Auparavant, chacune des deux professions disposait de son propre cursus de formation : les commissaires-priseurs judiciaires, via leur Chambre nationale qui assurait la formation initiale et continue en partenariat avec le Conseil des Ventes Volontaires (ancienne dénomination de l’actuel Conseil des Maisons de Vente) ; les huissiers de justice réalisaient leur formation continue obligatoire au sein de l’École Nationale de Procédure, laquelle comportait également un département indépendant et paritaire pour assurer la formation interne des salariés. En 2018 nous avons lancé l’INHJ (Institut national de formation des huissiers de justice) pour accompagner la transition vers la nouvelle profession, puis, en 2020 nous avons créé l’INCJ (institut national de formation des commissaires de justice) qui a accueilli la première promotion de commissaires de justice, sortis diplômés en 2023.

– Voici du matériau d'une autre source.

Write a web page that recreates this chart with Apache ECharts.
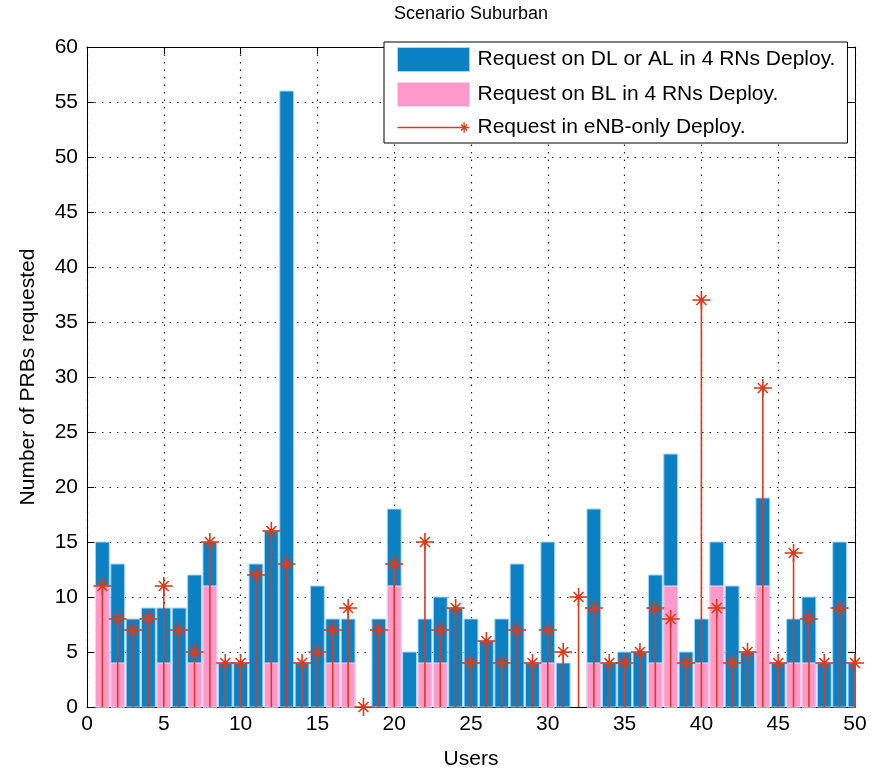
<!DOCTYPE html>
<html>
<head>
<meta charset="utf-8">
<script src="https://cdn.jsdelivr.net/npm/echarts@6/dist/echarts.min.js"></script>
<style>
html,body{margin:0;padding:0;background:#fff;}
#main{width:877px;height:775px;}
</style>
</head>
<body>
<div id="main"></div>
<script>
// data
var users = [1,2,3,4,5,6,7,8,9,10,11,12,13,14,15,16,17,18,19,20,21,22,23,24,25,26,27,28,29,30,31,32,33,34,35,36,37,38,39,40,41,42,43,44,45,46,47,48,49,50];
var dlAlReq = [15,13,8,9,9,9,12,15,4,4,13,16,56,4,11,8,8,0,8,18,5,8,10,9,8,6,8,13,4,15,4,0,18,4,5,5,12,23,5,8,15,11,5,19,4,8,10,4,15,4];
var blReq = [11,4,0,0,4,0,4,11,0,0,0,4,0,0,0,4,4,0,0,11,0,4,4,0,0,0,0,0,0,4,0,0,4,0,0,0,4,11,0,4,11,0,0,11,0,4,4,0,0,0];
var enbReq = [11,8,7,8,11,7,5,15,4,4,12,16,13,4,5,7,9,0,7,13,null,15,7,9,4,6,4,7,4,7,5,10,9,4,4,5,9,8,4,37,9,4,5,29,4,14,8,4,9,4];
var yTicks = [0,5,10,15,20,25,30,35,40,45,50,55,60];

var names = ['Request on DL or AL in 4 RNs Deploy.', 'Request on BL in 4 RNs Deploy.', 'Request in eNB-only Deploy.'];
var BLUE = '#0b80c3', PINK = '#ff99cc', RED = '#de3a1c';
var FONT = '"Liberation Sans", Arial, sans-serif';
var BAR_W = 0.9; // bar width in x units

function pairs(xs, ys){
	var out = [];
	for (var i = 0; i < xs.length; i++) {
		if (ys[i] === null || ys[i] === 0 && ys !== enbReq) continue;
		out.push([xs[i], ys[i]]);
	}
	return out;
}

// rotated thin rectangle as svg path piece
function armPath(cx, cy, r, w, ang){
	var c = Math.cos(ang), s = Math.sin(ang);
	var p = [[-r,-w],[r,-w],[r,w],[-r,w]].map(function(q){
		return (cx + q[0]*c - q[1]*s).toFixed(2) + ',' + (cy + q[0]*s + q[1]*c).toFixed(2);
	});
	return 'M' + p[0] + 'L' + p[1] + 'L' + p[2] + 'L' + p[3] + 'Z';
}
var stemIcon = 'path://' + armPath(38, 12, 32, 0.6, 0) +
	armPath(68, 12, 5, 0.6, 0) + armPath(68, 12, 5, 0.6, Math.PI/2) +
	armPath(68, 12, 4, 0.6, Math.PI/4) + armPath(68, 12, 4, 0.6, -Math.PI/4);

function barRenderer(fill, edge){
	return function(params, api){
		var x = api.value(0), v = api.value(1);
		var p0 = api.coord([x - BAR_W/2, v]);
		var p1 = api.coord([x + BAR_W/2, 0]);
		var cs = params.coordSys;
		var r = echarts.graphic.clipRectByRect(
			{x: p0[0], y: p0[1], width: p1[0] - p0[0], height: p1[1] - p0[1]},
			{x: cs.x, y: cs.y, width: cs.width, height: cs.height});
		if (!r) return null;
		return {type:'rect', shape:r, style:{fill:fill, stroke:edge, lineWidth:1}};
	};
}

function renderStem(params, api){
	var x = api.value(0), v = api.value(1);
	var base = api.coord([x, 0]);
	var top = api.coord([x, v]);
	var st = {stroke: RED, lineWidth: 1.6};
	var kids = [{type:'line', shape:{x1:base[0], y1:base[1], x2:top[0], y2:top[1]}, style:st}];
	var arms = [[0, 9], [Math.PI/2, 9], [Math.PI/4, 7], [-Math.PI/4, 7]];
	arms.forEach(function(a){
		var dx = Math.cos(a[0]) * a[1], dy = Math.sin(a[0]) * a[1];
		kids.push({type:'line', shape:{x1:top[0]-dx, y1:top[1]-dy, x2:top[0]+dx, y2:top[1]+dy}, style:st});
	});
	kids.push({type:'circle', shape:{cx:top[0], cy:top[1], r:2.5}, style:{fill:RED}});
	return {type:'group', children:kids};
}

var chart = echarts.init(document.getElementById('main'));
var axisText = {color:'#000', fontSize:21, fontFamily:FONT};
var dotted = {color:'#222', type:[1.5, 6], width:1.2};

var option = {
	animation: false,
	backgroundColor: '#fff',
	textStyle: {fontFamily: FONT},
	grid: {left:87, right:22, top:41, bottom:60},
	legend: {
		orient: 'vertical',
		left: 384, top: 42,
		padding: [5, 12, 5, 13],
		itemGap: 10,
		itemWidth: 72, itemHeight: 24,
		backgroundColor: '#fff',
		borderColor: '#000', borderWidth: 1,
		textStyle: {color:'#000', fontSize:21, fontFamily:FONT, padding:[0,0,0,3]},
		data: [
			{name: names[0], icon: 'rect', itemStyle: {color: BLUE, borderColor: '#a6d6f2', borderWidth: 1}},
			{name: names[1], icon: 'rect', itemStyle: {color: PINK, borderColor: '#ffd2e8', borderWidth: 1}},
			{name: names[2], icon: stemIcon, itemStyle: {color: RED, borderWidth: 0}}
		]
	},
	xAxis: [{
		type: 'value', min: 0, max: 50, interval: 5,
		name: 'Users', nameLocation: 'middle', nameGap: 42,
		nameTextStyle: axisText,
		axisLine: {onZero: false, lineStyle: {color:'#000', width:1}},
		axisTick: {inside: true, length: 7, lineStyle: {color:'#000'}},
		axisLabel: Object.assign({margin: 7}, axisText),
		splitLine: {show: true, lineStyle: dotted}
	}, {
		type: 'value', min: 0, max: 50, interval: 5, position: 'top',
		name: 'Scenario Suburban', nameLocation: 'middle', nameGap: 24,
		nameTextStyle: {color:'#000', fontSize:18, fontFamily:FONT},
		axisLine: {show: true, onZero: false, lineStyle: {color:'#000', width:1}},
		axisTick: {inside: true, length: 7, lineStyle: {color:'#000'}},
		axisLabel: {show: false},
		splitLine: {show: false}
	}],
	yAxis: [{
		type: 'value', min: 0, max: 60, interval: 5,
		name: 'Number of PRBs requested', nameLocation: 'middle', nameGap: 48,
		nameTextStyle: axisText,
		axisLine: {show: true, onZero: false, lineStyle: {color:'#000', width:1}},
		axisTick: {show: true, inside: true, length: 7, lineStyle: {color:'#000'}},
		axisLabel: Object.assign({margin: 9, formatter: function(v){ return yTicks.indexOf(v) >= 0 ? String(v) : ''; }}, axisText),
		splitLine: {show: true, lineStyle: dotted}
	}, {
		type: 'value', min: 0, max: 60, interval: 5, position: 'right',
		axisLine: {show: true, onZero: false, lineStyle: {color:'#000', width:1}},
		axisTick: {show: true, inside: true, length: 7, lineStyle: {color:'#000'}},
		axisLabel: {show: false},
		splitLine: {show: false}
	}],
	series: [{
		name: names[0], type: 'custom',
		data: pairs(users, dlAlReq),
		renderItem: barRenderer(BLUE, '#a6d6f2'),
		itemStyle: {color: BLUE},
		z: 2
	}, {
		name: names[1], type: 'custom',
		data: pairs(users, blReq),
		renderItem: barRenderer(PINK, '#ffd2e8'),
		itemStyle: {color: PINK},
		z: 3
	}, {
		name: names[2], type: 'custom',
		data: pairs(users, enbReq),
		renderItem: renderStem,
		itemStyle: {color: RED},
		z: 4
	}]
};
chart.setOption(option);
</script>
</body>
</html>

Aujourd’hui l’INCJ assure la formation pour tous les futurs commissaires de justice et aborde toutes les facettes et missions variées de cette nouvelle profession. Pour intégrer l’INCJ, le niveau d’étude exigé est passé de bac+4 à bac+5 et les candidats doivent réussir un examen d’entrée pour intégrer le cursus. La formation dure 2 ans et combine des enseignements théoriques et stages pratiques. Les étudiants doivent ensuite valider un examen d’aptitude qui remplace l’examen professionnel d’huissier de justice et celui de commissaire-priseur-judiciaire. Par ailleurs, l’EFSCO (École de Formation des Salariés des Commissaires de justice) est également opérationnelle. Cette école est gérée suivant les règles du paritarisme, c’est-à-dire qu’elle est dirigée par des représentants des employeurs et des représentants des salariés puisque la formation dispensée est destinée à ces derniers.

Les premiers étudiants ont été diplômés il y a quelques mois. Quel premier bilan tirez-vous ?

Cette première promotion diplômée commissaire de justice est venue définitivement sceller cette nouvelle profession car elle lui donne corps, et concrétise cette formation commune. Cette première promotion n’a pas «essuyé les plâtres» mais a pu bénéficier d’une formation repensée, dont le plus gros changement était intervenu récemment avec la mise en place d’un examen d’entrée dans le cursus de formation, contrairement à ce qui se faisait auparavant où il n’y avait qu’un examen de sortie, lequel est par ailleurs maintenu. Nous nous sommes toutefois heurtés à un problème d’attractivité de la profession. Cela peut s’expliquer par les difficultés rencontrées par la profession durant la pandémie, mais aussi par une certaine évolution des mentalités, notamment des jeunes, dont certaines aspirations personnelles sont parfois moins compatibles avec l’exercice d’une activité libérale.

Nous avons pris en compte ces aspirations et la Commission Parité a proposé un certain nombre d’aménagements en mesure de convaincre davantage les jeunes, et notamment les jeunes filles qui sont aujourd’hui largement majoritaires parmi les diplômés. Nous avons par ailleurs mis en place des campagnes de communication à destination des jeunes afin de faire de la pédagogie, de mieux faire connaître toutes les facettes très variées de notre profession et de répondre à certaines idées reçues qui peuvent encore nous handicaper. Au vu des derniers résultats de l’examen d’entrée, nous avons matière à être optimistes car le nombre de reçus est en hausse significative. Nous sommes donc en train de gagner la bataille de l’attractivité de cette nouvelle profession.